Ten Years After the Coup in Haiti, Democracy is Still Under Siege [View all]

Published on Saturday, March 1, 2014 by Haiti: Relief and Reconstruction Watch/ CEPR

Ten Years After the Coup in Haiti, Democracy is Still Under Siege

by Dan Beeton

It has been 10 years since the February 29, 2004 coup d’etat that ousted the democratically-elected government of Jean-Bertrand Aristide in Haiti. Paramilitary groups – including many former members of Haiti’s disbanded army and/or CIA-funded death squads – had engaged in a campaign of violence directed against supporters of the government, and the Haitian National Police (HNP), for years before. Supported by the Dominican government and advised by groups based in Washington, they unleashed a wave of terror, killing innocent civilians including children and women, assaulting and brutalizing others, and burning down police stations and other government buildings. In the end, however, these groups seem to have realized they could not mount a successful incursion into Port-au-Prince, and it was a U.S. plane that flew Aristide out of the country.

As CEPR Co-Director Mark Weisbrot wrote after the coup, Washington also directed international financial institutions to withhold funds from the Aristide government (some of which were designated for potable water – their being withheld helping to create the conditions for the cholera epidemic several years later):


The Administration has been working on toppling Aristide for the past three years, plunging the country into chaos in the process.

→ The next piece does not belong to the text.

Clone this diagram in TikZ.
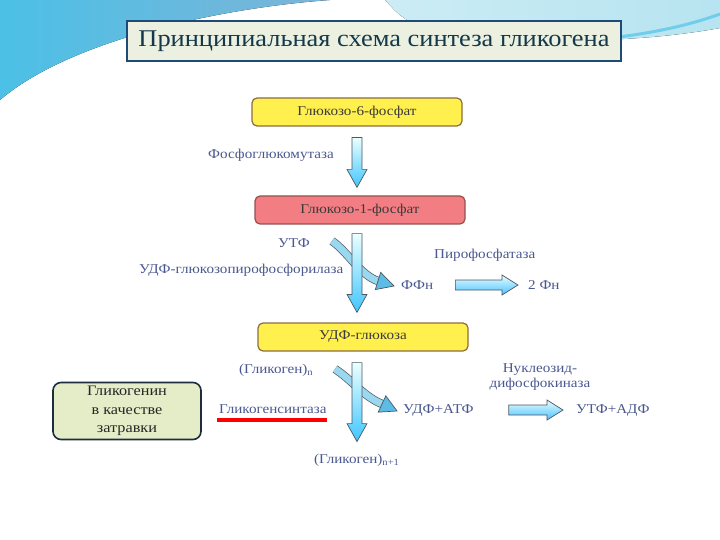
\documentclass[tikz,border=0pt]{standalone}
\usepackage{fontspec}
\setmainfont{Liberation Serif}
\newfontfamily\widef[FakeStretch=1.12]{Liberation Serif}
\newfontfamily\titlef[FakeStretch=1.1]{Liberation Serif}
\usetikzlibrary{calc}
\definecolor{lblc}{HTML}{4A5890}
\definecolor{boxtxt}{HTML}{3A3A3A}
\definecolor{yfill}{HTML}{FFF04E}
\definecolor{ydraw}{HTML}{8C6C3C}
\definecolor{pfill}{HTML}{F27E84}
\definecolor{pdraw}{HTML}{94504E}
\definecolor{arrline}{HTML}{4E5660}
\definecolor{titleline}{HTML}{1E4A78}
\definecolor{titlefill}{HTML}{ECF0E0}
\definecolor{titletxt}{HTML}{15384A}
\definecolor{gfill}{HTML}{E4ECC8}
\definecolor{gdraw}{HTML}{1E2C3E}
\definecolor{cbody}{HTML}{9AD8F0}
\definecolor{chead}{HTML}{5CBCE6}
\definecolor{swleft}{HTML}{4CC0E6}
\definecolor{swmid}{HTML}{7DB4D8}
\definecolor{swright}{HTML}{B6E4F0}
\newcommand\vblk[2]{\path[vblkstyle] let \p1=(#1), \p2=(#2) in
  (\x1-5pt,\y1) -- (\x1+5pt,\y1) -- (\x1+5pt,\y2+18pt) -- (\x1+10pt,\y2+18pt) -- (\x1,\y2)
  -- (\x1-10pt,\y2+18pt) -- (\x1-5pt,\y2+18pt) -- cycle;}
\newcommand\hblk[2]{\path[hblkstyle] let \p1=(#1), \p2=(#2) in
  (\x1,\y1+5pt) -- (\x2-16pt,\y1+5pt) -- (\x2-16pt,\y1+10pt) -- (\x2,\y1)
  -- (\x2-16pt,\y1-10pt) -- (\x2-16pt,\y1-5pt) -- (\x1,\y1-5pt) -- cycle;}
\newcommand\cblk[5]{%
  \draw[line width=0.7pt, draw=arrline, double=cbody, double distance=7pt] (#1) .. controls (#2) and (#3) .. (#4);
  \filldraw[draw=arrline, line width=0.7pt, fill=chead] (#5) -- ($(#4)!9pt!90:(#5)$) -- ($(#4)!9pt!-90:(#5)$) -- cycle;}
\begin{document}
\begin{tikzpicture}[x=1pt,y=-1pt,
  lbl/.style={text=lblc, font=\widef\fontsize{13.5}{15}\selectfont, inner sep=1pt},
  boxbase/.style={rounded corners=5pt, minimum width=210pt, minimum height=28pt, line width=1.2pt, text=boxtxt, font=\widef\fontsize{13.5}{15}\selectfont},
  ybox/.style={boxbase, draw=ydraw, fill=yfill},
  pbox/.style={boxbase, draw=pdraw, fill=pfill},
  vblkstyle/.style={draw=arrline, line width=0.7pt, top color=cyan!8!white, bottom color=cyan!70!blue!75!white},
  hblkstyle/.style={draw=arrline, line width=0.7pt, top color=cyan!10!white, bottom color=cyan!65!blue!70!white},
]
\useasboundingbox (0,0) rectangle (720,540);
% background swooshes
\fill[left color=swleft, right color=swmid] (0,0) -- (330,0) .. controls (220,8) and (70,40) .. (0,100) -- cycle;
\fill[left color=swright!70!white, right color=swright] (385,0) -- (720,0) -- (720,28) .. controls (610,48) and (480,42) .. (410,22) .. controls (398,14) .. (385,0) -- cycle;
\draw[line width=3pt, swleft!80!white] (560,42) .. controls (640,38) and (690,25) .. (720,14);
% title
\node[draw=titleline, line width=1.6pt, fill=titlefill, minimum width=494pt, minimum height=40pt, inner sep=0pt, text=titletxt, font=\titlef\fontsize{24}{26}\selectfont] (title) at (374,41) {Принципиальная схема синтеза гликогена};
% boxes
\node[ybox] (g6) at (357,112) {Глюкозо-6-фосфат};
\node[pbox] (g1) at (360,210) {Глюкозо-1-фосфат};
\node[ybox] (udpg) at (363,337) {УДФ-глюкоза};
\node[draw=gdraw, fill=gfill, line width=1.6pt, rounded corners=8pt, minimum width=148pt, minimum height=57pt, align=center, font=\widef\fontsize{14.5}{18.5}\selectfont, text=black!85, inner sep=1pt] (primer) at (127,411) {Гликогенин\\ в качестве\\ затравки};
% labels
\node[lbl, anchor=west] (pgm) at (207,155) {Фосфоглюкомутаза};
\node[lbl, anchor=west] (utp) at (277,243) {УТФ};
\node[lbl, anchor=west] (udpgp) at (138,270) {УДФ-глюкозопирофосфорилаза};
\node[lbl, anchor=west] (ppase) at (433,255) {Пирофосфатаза};
\node[lbl, anchor=west] (ppi) at (400,285) {ФФн};
\node[lbl, anchor=west] (pi2) at (527,285) {2 Фн};
\node[lbl, anchor=west] (glyn) at (238,370) {(Гликоген)\textsubscript{n}};
\node[lbl, anchor=west] (gs) at (218,409) {Гликогенсинтаза};
\node[lbl, anchor=west] (udpatp) at (402,410) {УДФ+АТФ};
\node[lbl, align=center] (ndk) at (540,377) {Нуклеозид-\\дифосфокиназа};
\node[lbl, anchor=west] (utpadp) at (575,410) {УТФ+АДФ};
\node[lbl, anchor=west] (glyn1) at (313,460) {(Гликоген)\textsubscript{n+1}};
% red underline
\draw[red, line width=4pt] ($(gs.south west)+(-1,5)$) -- ($(gs.south east)+(-1,5)$);
% coordinates
\coordinate (v1a) at ($(g6.south)+(0,11)$);
\coordinate (v1b) at ($(g1.north)+(-3,-8)$);
\coordinate (v2a) at ($(g1.south)+(-3,9)$);
\coordinate (v2b) at ($(udpg.north)+(-6,-10)$);
\coordinate (v3a) at ($(udpg.south)+(-6,11)$);
\coordinate (v3b) at ($(udpg.south)+(-6,90)$);
\coordinate (c1t) at (332,241);
\coordinate (c1a) at (348,252);
\coordinate (c1b) at (360,275);
\coordinate (c1e) at (378,281);
\coordinate (c1h) at ($(ppi.west)+(-6,1)$);
\coordinate (c2t) at (335,369);
\coordinate (c2a) at (352,380);
\coordinate (c2b) at (363,396);
\coordinate (c2e) at (382,404);
\coordinate (c2h) at ($(udpatp.west)+(-5,1)$);
% connectors
\cblk{c1t}{c1a}{c1b}{c1e}{c1h}
\cblk{c2t}{c2a}{c2b}{c2e}{c2h}
\vblk{v1a}{v1b}
\vblk{v2a}{v2b}
\vblk{v3a}{v3b}
\hblk{$(ppi.east)+(21,0)$}{$(pi2.west)+(-9,0)$}
\hblk{$(udpatp.east)+(34,0)$}{$(utpadp.west)+(-12,0)$}
\end{tikzpicture}
\end{document}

The major international financial institutions (IFI's) -- including the IMF, World Bank and the Inter-American Development Bank, supported the administration's destabilization efforts by cutting off hundreds of millions of dollars in credit to one of the most desperately poor countries in the world.

The pretext was a dispute over the election of seven senators of Aristide's party in 2001. Aristide offered every possible solution but it didn't matter. With Washington and the IFI's backing them, the opposition refused any agreement short of Aristide's resignation.